WORK TO BE COMPLETED:
Copy each line with the word "this" in it.

MATERIALS PROVIDED:
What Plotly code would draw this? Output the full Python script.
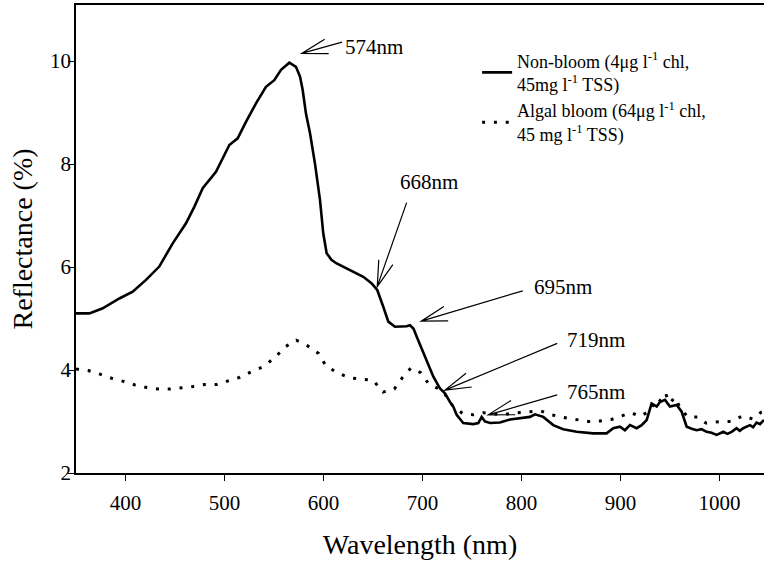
* * *
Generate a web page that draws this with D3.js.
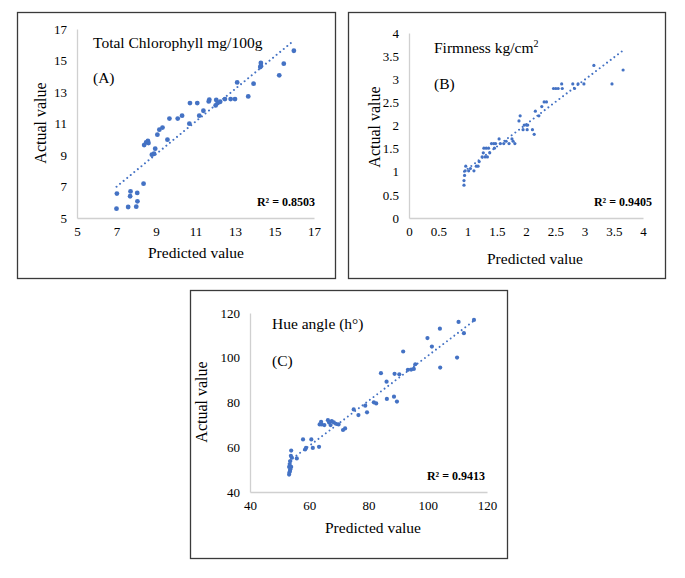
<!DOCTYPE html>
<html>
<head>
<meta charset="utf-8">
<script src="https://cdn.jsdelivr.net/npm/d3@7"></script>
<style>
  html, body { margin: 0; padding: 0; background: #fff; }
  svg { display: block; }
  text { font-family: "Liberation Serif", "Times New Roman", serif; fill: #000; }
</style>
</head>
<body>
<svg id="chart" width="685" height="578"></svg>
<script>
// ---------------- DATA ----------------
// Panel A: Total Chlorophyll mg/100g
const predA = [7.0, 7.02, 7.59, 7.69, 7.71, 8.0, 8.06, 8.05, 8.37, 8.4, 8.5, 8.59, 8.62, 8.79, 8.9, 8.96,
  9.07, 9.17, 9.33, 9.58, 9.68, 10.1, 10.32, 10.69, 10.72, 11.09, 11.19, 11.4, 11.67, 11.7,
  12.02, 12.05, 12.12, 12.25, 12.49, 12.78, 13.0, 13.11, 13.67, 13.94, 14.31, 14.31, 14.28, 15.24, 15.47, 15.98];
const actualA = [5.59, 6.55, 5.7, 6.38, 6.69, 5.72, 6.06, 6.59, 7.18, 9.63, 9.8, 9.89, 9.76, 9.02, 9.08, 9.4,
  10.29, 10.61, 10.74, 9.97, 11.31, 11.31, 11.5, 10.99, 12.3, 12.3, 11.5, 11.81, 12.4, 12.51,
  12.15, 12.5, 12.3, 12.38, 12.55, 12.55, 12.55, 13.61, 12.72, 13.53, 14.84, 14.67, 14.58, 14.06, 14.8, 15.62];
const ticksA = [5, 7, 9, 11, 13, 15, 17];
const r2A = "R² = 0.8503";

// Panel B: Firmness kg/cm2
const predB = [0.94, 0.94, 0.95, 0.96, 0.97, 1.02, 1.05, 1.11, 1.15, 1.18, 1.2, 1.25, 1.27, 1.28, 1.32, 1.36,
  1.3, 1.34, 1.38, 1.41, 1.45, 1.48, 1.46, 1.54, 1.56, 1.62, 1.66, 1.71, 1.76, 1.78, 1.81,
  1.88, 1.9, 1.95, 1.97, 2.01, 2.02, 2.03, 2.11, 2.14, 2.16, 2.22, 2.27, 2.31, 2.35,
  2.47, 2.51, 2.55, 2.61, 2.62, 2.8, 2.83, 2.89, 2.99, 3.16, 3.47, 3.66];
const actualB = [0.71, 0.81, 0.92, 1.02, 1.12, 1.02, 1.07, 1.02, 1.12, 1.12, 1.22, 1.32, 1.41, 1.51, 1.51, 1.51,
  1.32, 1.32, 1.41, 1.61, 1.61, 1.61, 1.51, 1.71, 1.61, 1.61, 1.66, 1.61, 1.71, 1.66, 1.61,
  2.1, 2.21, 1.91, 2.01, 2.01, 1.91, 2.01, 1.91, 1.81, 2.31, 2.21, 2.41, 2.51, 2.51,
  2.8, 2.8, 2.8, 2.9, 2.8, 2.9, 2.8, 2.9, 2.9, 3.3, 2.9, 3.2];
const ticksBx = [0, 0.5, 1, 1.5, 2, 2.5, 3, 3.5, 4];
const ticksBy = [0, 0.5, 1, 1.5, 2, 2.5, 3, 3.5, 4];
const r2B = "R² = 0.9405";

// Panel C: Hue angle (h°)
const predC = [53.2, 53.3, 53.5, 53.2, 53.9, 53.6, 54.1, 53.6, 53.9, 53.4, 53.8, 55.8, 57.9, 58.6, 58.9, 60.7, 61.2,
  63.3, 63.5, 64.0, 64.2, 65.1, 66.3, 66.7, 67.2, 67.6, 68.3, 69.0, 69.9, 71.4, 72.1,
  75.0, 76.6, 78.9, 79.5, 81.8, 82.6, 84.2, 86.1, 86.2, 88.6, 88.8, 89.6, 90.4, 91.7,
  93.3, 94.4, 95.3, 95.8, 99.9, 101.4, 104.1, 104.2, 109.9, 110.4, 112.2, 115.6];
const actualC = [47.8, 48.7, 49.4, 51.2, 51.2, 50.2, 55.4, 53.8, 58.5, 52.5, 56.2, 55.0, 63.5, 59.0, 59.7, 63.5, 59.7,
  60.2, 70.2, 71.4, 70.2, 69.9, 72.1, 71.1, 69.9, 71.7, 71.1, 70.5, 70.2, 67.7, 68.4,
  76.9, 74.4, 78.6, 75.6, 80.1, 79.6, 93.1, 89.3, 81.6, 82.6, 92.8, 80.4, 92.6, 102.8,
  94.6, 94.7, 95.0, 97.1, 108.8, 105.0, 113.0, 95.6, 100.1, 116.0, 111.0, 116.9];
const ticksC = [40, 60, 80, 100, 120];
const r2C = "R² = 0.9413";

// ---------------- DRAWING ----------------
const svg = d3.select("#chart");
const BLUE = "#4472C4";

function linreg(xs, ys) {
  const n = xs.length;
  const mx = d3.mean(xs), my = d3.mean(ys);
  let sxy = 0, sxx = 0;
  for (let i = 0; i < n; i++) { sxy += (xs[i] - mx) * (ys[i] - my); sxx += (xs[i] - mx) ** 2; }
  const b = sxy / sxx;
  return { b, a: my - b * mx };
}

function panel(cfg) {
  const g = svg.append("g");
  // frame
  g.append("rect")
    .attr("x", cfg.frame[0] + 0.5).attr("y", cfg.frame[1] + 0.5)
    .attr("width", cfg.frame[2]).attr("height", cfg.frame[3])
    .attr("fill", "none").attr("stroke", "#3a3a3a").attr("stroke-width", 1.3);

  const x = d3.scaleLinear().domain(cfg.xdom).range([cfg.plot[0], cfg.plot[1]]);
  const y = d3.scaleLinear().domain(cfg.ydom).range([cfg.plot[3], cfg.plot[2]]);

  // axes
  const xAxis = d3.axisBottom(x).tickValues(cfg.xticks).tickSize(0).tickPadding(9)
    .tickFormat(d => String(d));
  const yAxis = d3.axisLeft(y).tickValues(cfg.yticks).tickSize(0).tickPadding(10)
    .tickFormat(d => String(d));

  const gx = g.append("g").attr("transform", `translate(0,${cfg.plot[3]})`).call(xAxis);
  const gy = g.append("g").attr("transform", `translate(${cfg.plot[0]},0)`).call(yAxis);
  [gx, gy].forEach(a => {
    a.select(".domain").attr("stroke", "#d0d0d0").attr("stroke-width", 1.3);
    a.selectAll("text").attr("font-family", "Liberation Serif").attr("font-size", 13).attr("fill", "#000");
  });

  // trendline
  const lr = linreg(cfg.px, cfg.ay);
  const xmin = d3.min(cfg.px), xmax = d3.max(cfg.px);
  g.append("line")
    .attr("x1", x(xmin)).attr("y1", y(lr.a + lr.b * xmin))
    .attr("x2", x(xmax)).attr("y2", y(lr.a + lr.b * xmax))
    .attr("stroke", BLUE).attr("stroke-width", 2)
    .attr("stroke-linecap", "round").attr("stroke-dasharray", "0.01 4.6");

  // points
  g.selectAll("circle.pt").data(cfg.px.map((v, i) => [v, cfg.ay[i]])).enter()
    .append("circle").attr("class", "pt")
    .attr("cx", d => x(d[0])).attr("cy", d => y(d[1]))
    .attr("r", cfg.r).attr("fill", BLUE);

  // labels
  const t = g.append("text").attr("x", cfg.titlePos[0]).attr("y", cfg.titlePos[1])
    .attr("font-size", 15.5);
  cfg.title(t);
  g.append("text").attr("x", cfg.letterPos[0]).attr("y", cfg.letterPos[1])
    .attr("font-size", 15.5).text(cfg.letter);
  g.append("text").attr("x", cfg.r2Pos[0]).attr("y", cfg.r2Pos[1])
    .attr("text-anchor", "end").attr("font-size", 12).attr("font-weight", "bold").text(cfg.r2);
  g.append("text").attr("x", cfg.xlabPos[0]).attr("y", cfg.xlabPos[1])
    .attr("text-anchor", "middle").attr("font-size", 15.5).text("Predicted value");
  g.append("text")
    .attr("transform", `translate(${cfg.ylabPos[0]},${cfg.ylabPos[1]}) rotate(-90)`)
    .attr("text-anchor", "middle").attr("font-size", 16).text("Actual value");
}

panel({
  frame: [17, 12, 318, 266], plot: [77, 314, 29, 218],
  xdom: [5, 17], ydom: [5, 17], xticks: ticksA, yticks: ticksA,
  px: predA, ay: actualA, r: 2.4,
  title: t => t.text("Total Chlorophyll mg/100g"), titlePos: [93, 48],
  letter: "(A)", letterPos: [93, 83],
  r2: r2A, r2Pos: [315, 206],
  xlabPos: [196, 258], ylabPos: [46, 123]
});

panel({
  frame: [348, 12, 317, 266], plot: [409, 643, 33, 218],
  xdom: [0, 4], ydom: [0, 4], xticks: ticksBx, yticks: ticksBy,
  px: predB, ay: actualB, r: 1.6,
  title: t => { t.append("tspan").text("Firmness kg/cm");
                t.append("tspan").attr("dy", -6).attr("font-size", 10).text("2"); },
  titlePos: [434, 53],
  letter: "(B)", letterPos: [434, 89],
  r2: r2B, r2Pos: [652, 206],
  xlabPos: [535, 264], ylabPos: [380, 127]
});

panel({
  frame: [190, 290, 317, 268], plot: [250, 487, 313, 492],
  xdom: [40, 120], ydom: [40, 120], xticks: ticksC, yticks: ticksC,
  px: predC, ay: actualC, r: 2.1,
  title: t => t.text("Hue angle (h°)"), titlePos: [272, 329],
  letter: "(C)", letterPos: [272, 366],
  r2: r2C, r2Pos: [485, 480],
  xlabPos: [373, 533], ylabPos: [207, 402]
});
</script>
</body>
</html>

EXERCISE OUTPUT:
What Plotly code would draw this? Output the full Python script.
Generate a web page that draws this with D3.js.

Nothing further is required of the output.